Le condizioni di adozione della risoluzione sono di per sé sconcertanti, anche prescindendo dalle promesse probabilmente formulate e dalle pressioni esercitate su alcuni Stati che hanno votato a favore, come l’Algeria. I rappresentanti degli Stati Uniti alle Nazioni Unite hanno bloccato il testo alternativo presentato dalla Russia ricorrendo a minacce dirette nei confronti della popolazione palestinese. Il rappresentante statunitense Mike Waltz ha dichiarato esplicitamente che “votare contro questo progetto di risoluzione significa votare per la ripresa della guerra”.
Alla luce del coinvolgimento diretto degli Stati Uniti nel genocidio in corso a Gaza, una simile affermazione assume il carattere di una minaccia di estrema gravità, tanto più che la risoluzione è stata cinicamente presentata come uno strumento per “salvare i bambini di Gaza”. Che valore giuridico e morale può avere un testo adottato sotto la minaccia di un genocidio?
1Dal latino “diritto vincolante”, si riferisce ai principi di diritti ritenuti universali come corpus delle norme imperative del diritto internazionale. [Ndr].
2Il 21 dicembre 1988, un Boeing 747 del volo Pan Am Airways 103 da Londra a New York esplose in volo e cadde sulla città scozzese di Lockerbie. L’attacco uccise 270 persone. Nel 2003, il defunto presidente libico Muammar Gheddafi accettò di assumersi la responsabilità dell’attacco sostenendo di non essere stato lui il responsabile, pagando un risarcimento alle famiglie delle vittime. [Ndr].
3Ad esempio, per il rappresentante russo, la risoluzione “ricorda le pratiche coloniali e il mandato sulla Palestina (...) che ignoravano completamente le opinioni dei palestinesi”... Ha concluso che i membri del Consiglio “non potranno dire che non li abbiamo avvertiti”, verbale della sessione di adozione della risoluzione, Doc. S/PV.10046, pp. 17-18. Simile è la posizione della Cina.
4Articolo 22 del Patto della Società delle Nazioni: “Il benessere e lo sviluppo di questi popoli costituiscono una missione sacra della civiltà...”. Naturalmente, il Mandato sulla Palestina (1922) è specifico in quanto incorpora la Dichiarazione Balfour. Per un’analisi critica, vedi in particolare Rashid Khalidi, The hundred years’ war on Palestine, Profile Books Ltd, 2020, not. pp. 34-39. … L’articolo 73 della Carta delle Nazioni Unite prevede inoltre “la primazia degli interessi degli abitanti di quei territori” riguardo ai “Territori Non Autonomi”.

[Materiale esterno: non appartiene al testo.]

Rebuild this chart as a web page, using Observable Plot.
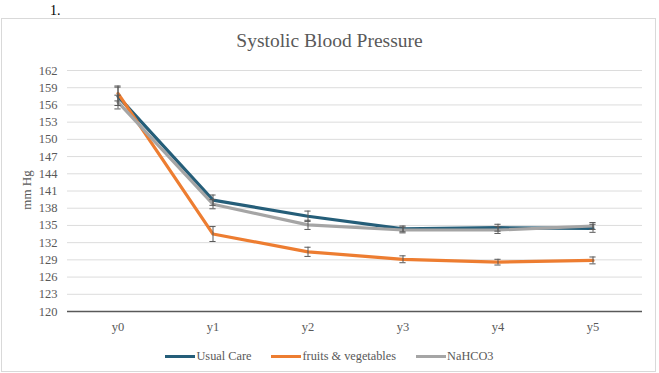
<!DOCTYPE html>
<html>
<head>
<meta charset="utf-8">
<script src="https://cdn.jsdelivr.net/npm/d3@7"></script>
<script src="https://cdn.jsdelivr.net/npm/@observablehq/plot@0.6"></script>
<style>
  html, body { margin: 0; padding: 0; background: #fff; }
  body { width: 659px; height: 373px; position: relative; overflow: hidden; font-family: "Liberation Serif", "Times New Roman", serif; }
  #num { position: absolute; left: 50px; top: 3px; font-size: 14px; color: #000; }
  #frame { position: absolute; left: 1px; top: 18px; width: 655px; height: 354px; border: 1px solid #d9d9d9; box-sizing: border-box; }
  #title { position: absolute; left: 0; width: 659px; top: 30px; text-align: center; font-size: 19.5px; color: #595959; }
  #ylabel { position: absolute; left: 27px; top: 190px; transform: translate(-50%, -50%) rotate(-90deg); font-size: 13px; color: #595959; white-space: nowrap; }
  #chart { position: absolute; left: 0; top: 60px; }
  #legend { position: absolute; left: 0; width: 659px; top: 349px; font-size: 12.3px; color: #595959; display: flex; justify-content: center; gap: 20px; }
  .item { display: flex; align-items: center; }
  .sw { display: inline-block; width: 30px; height: 3px; margin-right: 1px; }
</style>
</head>
<body>
<div id="num">1.</div>
<div id="frame"></div>
<div id="title">Systolic Blood Pressure</div>
<div id="ylabel">mm Hg</div>
<div id="chart"></div>
<div id="legend"></div>
<script>
const periods = ["y0", "y1", "y2", "y3", "y4", "y5"];
const seriesNames = ["Usual Care", "fruits & vegetables", "NaHCO3"];
const seriesColors = ["#255e79", "#ed7d31", "#a5a5a5"];
const usualCare = [157.5, 139.4, 136.6, 134.4, 134.6, 134.5];
const usualCareErr = [1.6, 0.9, 0.9, 0.5, 0.6, 0.7];
const fruitsVeg = [158.0, 133.5, 130.4, 129.1, 128.6, 128.9];
const fruitsVegErr = [1.3, 1.3, 0.8, 0.6, 0.5, 0.6];
const nahco3 = [156.5, 138.7, 135.1, 134.2, 134.2, 134.9];
const nahco3Err = [1.2, 0.8, 0.8, 0.5, 0.6, 0.6];
const yTicks = [120, 123, 126, 129, 132, 135, 138, 141, 144, 147, 150, 153, 156, 159, 162];

const valuesBySeries = [usualCare, fruitsVeg, nahco3];
const errBySeries = [usualCareErr, fruitsVegErr, nahco3Err];
const data = [];
seriesNames.forEach((s, k) => periods.forEach((p, i) => data.push({
  series: s, period: p, value: valuesBySeries[k][i], err: errBySeries[k][i]
})));
const drawOrder = ["Usual Care", "fruits & vegetables", "NaHCO3"];

const chart = Plot.plot({
  width: 659,
  height: 280,
  marginLeft: 67,
  marginRight: 17,
  marginTop: 10,
  marginBottom: 29,
  style: { fontFamily: "Liberation Serif, Times New Roman, serif", fontSize: "12.5px", color: "#595959", background: "transparent" },
  x: { type: "band", domain: periods, padding: 0, label: null },
  y: { domain: [120, 162], label: null },
  color: { domain: seriesNames, range: seriesColors },
  marks: [
    Plot.ruleY(yTicks.filter(t => t > 120), { stroke: "#dcdcdc", strokeWidth: 1 }),
    Plot.ruleY([120], { stroke: "#595959", strokeWidth: 1.5 }),
    Plot.axisY({ ticks: yTicks, tickSize: 0, tickPadding: 10, tickFormat: d => String(d), label: null }),
    Plot.axisX({ tickSize: 0, tickPadding: 11, label: null }),
    ...drawOrder.map(s => Plot.line(data.filter(d => d.series === s), {
      x: "period", y: "value", stroke: "series", strokeWidth: 3.2, strokeLinejoin: "round"
    })),
    Plot.ruleX(data, { x: "period", y1: d => d.value - d.err, y2: d => d.value + d.err, stroke: "#595959", strokeWidth: 1 }),
    Plot.tickY(data, { x: "period", y: d => d.value - d.err, stroke: "#595959", strokeWidth: 1, insetLeft: 44.4, insetRight: 44.4 }),
    Plot.tickY(data, { x: "period", y: d => d.value + d.err, stroke: "#595959", strokeWidth: 1, insetLeft: 44.4, insetRight: 44.4 })
  ]
});
document.getElementById("chart").appendChild(chart);

const legend = document.getElementById("legend");
seriesNames.forEach((s, k) => {
  const item = document.createElement("span");
  item.className = "item";
  const sw = document.createElement("span");
  sw.className = "sw";
  sw.style.background = seriesColors[k];
  item.appendChild(sw);
  item.appendChild(document.createTextNode(s));
  legend.appendChild(item);
});
</script>
</body>
</html>
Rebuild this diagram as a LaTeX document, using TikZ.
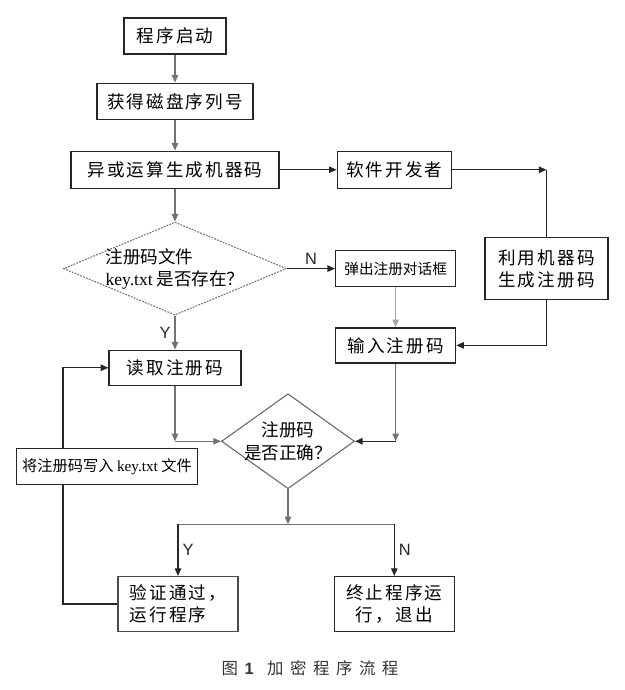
\documentclass[tikz,border=0pt]{standalone}
\usepackage{fontspec}
\setmainfont{Liberation Serif}
\setsansfont{Liberation Sans}
\newfontfamily\cjk[LetterSpace=12]{Noto Sans CJK SC}
\newfontfamily\cjkn{Noto Sans CJK SC}
\newfontfamily\cjkw[LetterSpace=40]{Noto Sans CJK SC}
\usetikzlibrary{arrows.meta,positioning,calc,shapes.geometric}

\tikzset{
  box/.style={draw=black!85,line width=1.1pt,minimum height=1.08cm,inner sep=2pt},
  smallbox/.style={box,font=\cjkn\fontsize{12.5}{15}\selectfont},
  dec/.style={shape=diamond,inner sep=0pt},
  dk/.style={draw=black!85,line width=1.1pt},
  lin/.style={draw=black!55,line width=1pt},
  yn/.style={font=\sffamily\fontsize{14}{16}\selectfont,text=black!85}
}

\begin{document}
\begin{tikzpicture}[font=\cjk\fontsize{15}{19}\selectfont,>={Triangle[length=6.5pt,width=5.5pt]}]
  \useasboundingbox (0,0) rectangle (18.72,-20.7);
  % main column
  \node[box,minimum width=3.06cm] (start) at (5.25,-1.08) {程序启动};
  \node[box,minimum width=4.68cm,below=0.84cm of start] (disk) {获得磁盘序列号};
  \node[box,minimum width=6.24cm,minimum height=1.11cm,below=0.92cm of disk] (xor) {异或运算生成机器码};
  \node[box,minimum width=3.42cm,minimum height=1.11cm,right=1.71cm of xor] (dev) {软件开发者};
  \node[dec,draw=black!55,line width=0.9pt,dash pattern=on 1.6pt off 1pt,minimum width=6.69cm,minimum height=2.79cm,below=0.98cm of xor,
    label={[align=left,font=\cjkn\fontsize{15}{19}\selectfont]center:注册码文件\\{\rmfamily key.txt} 是否存在？}] (ask) {};
  \node[smallbox,minimum width=3.6cm,right=1.44cm of ask] (popup) {弹出注册对话框};
  \node[box,minimum width=3.69cm,minimum height=1.86cm,align=left,right=0.84cm of popup] (use) {利用机器码\\生成注册码};
  \node[box,minimum width=3.6cm,minimum height=1.05cm,below=1.2cm of popup] (input) {输入注册码};
  \node[box,minimum width=3.96cm,minimum height=1.05cm,below=1.02cm of ask] (read) {读取注册码};
  \node[dec,draw=black!60,line width=0.9pt,minimum width=3.99cm,minimum height=2.85cm,below=0.22cm of read,xshift=3.39cm,
    label={[align=center,font=\cjkn\fontsize{15}{19}\selectfont]center:注册码\\是否正确？}] (check) {};
  \node[box,font=\cjkn\fontsize{13}{15}\selectfont,minimum width=5.43cm,below=1.86cm of read,xshift=-2.04cm] (write) {将注册码写入 {\rmfamily key.txt} 文件};
  \node[box,draw=black!70,minimum width=3.6cm,minimum height=1.65cm,align=left,below=2.6cm of check,xshift=-3.3cm] (ok) {验证通过，\\运行程序};
  \node[box,minimum width=3.6cm,minimum height=1.65cm,align=center,right=2.85cm of ok] (stop) {终止程序运\\行，退出};
  \node[text=black!80] (cap) at (9.3,-20.04) {{\cjkw\fontsize{14}{16}\selectfont 图}\hspace{0.2cm}{\sffamily\bfseries\fontsize{14}{16}\selectfont 1}\hspace{0.4cm}{\cjkw\fontsize{14}{16}\selectfont 加密程序流程}};

  % connectors
  \draw[lin,->] (start) -- (disk);
  \draw[lin,->] (disk) -- (xor);
  \draw[lin,->] (xor) -- (ask);
  \draw[dk,->] (xor) -- (dev);
  \coordinate (turn) at (use.north |- dev.east);
  \draw[dk,->] (dev) -- (turn);
  \draw[dk] (turn) -- (use.north);
  \draw[dk,->] (use.south) |- (input.east);
  \draw[dk,->] (ask.east) -- node[yn,above]{N} (popup.west);
  \draw[draw=black!35,line width=0.8pt,->] (popup) -- (input);
  \draw[lin,->] (ask.south) -- node[yn,left]{Y} (read.north);
  \coordinate (lc) at (read.south |- check.west);
  \draw[lin,->] (read) -- (lc);
  \draw[lin,->] (lc) -- (check.west);
  \coordinate (rc) at (input.south |- check.east);
  \draw[lin,->] (input) -- (rc);
  \draw[dk,->] (rc) -- (check.east);
  \coordinate[below=1.05cm of check.south] (br);
  \draw[lin,->] (check.south) -- (br);
  \draw[lin] (br -| ok.north) -- (br -| stop.north);
  \draw[dk,->] (br -| ok.north) -- node[yn,right]{Y} (ok);
  \draw[dk,->] (br -| stop.north) -- node[yn,right]{N} (stop);
  \draw[dk] (ok.west) -| ([xshift=-1.32cm]write.south);
  \draw[dk,->] ([xshift=-1.32cm]write.north) |- (read.west);
\end{tikzpicture}
\end{document}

5Si veda, ad esempio, la risoluzione 929 (1994) che autorizza il dispiegamento della “Turquoise Force”. Ritiene che “la portata della crisi umanitaria in Ruanda costituisca una minaccia alla pace e alla sicurezza nella regione” (preambolo) e definisce il mandato della forza come “volto a contribuire, in modo imparziale, alla sicurezza e protezione delle persone sfollate, dei rifugiati e dei civili a rischio in Ruanda” (punto 2).
6Callum Sutherland, Time, 3 ottobre 2025.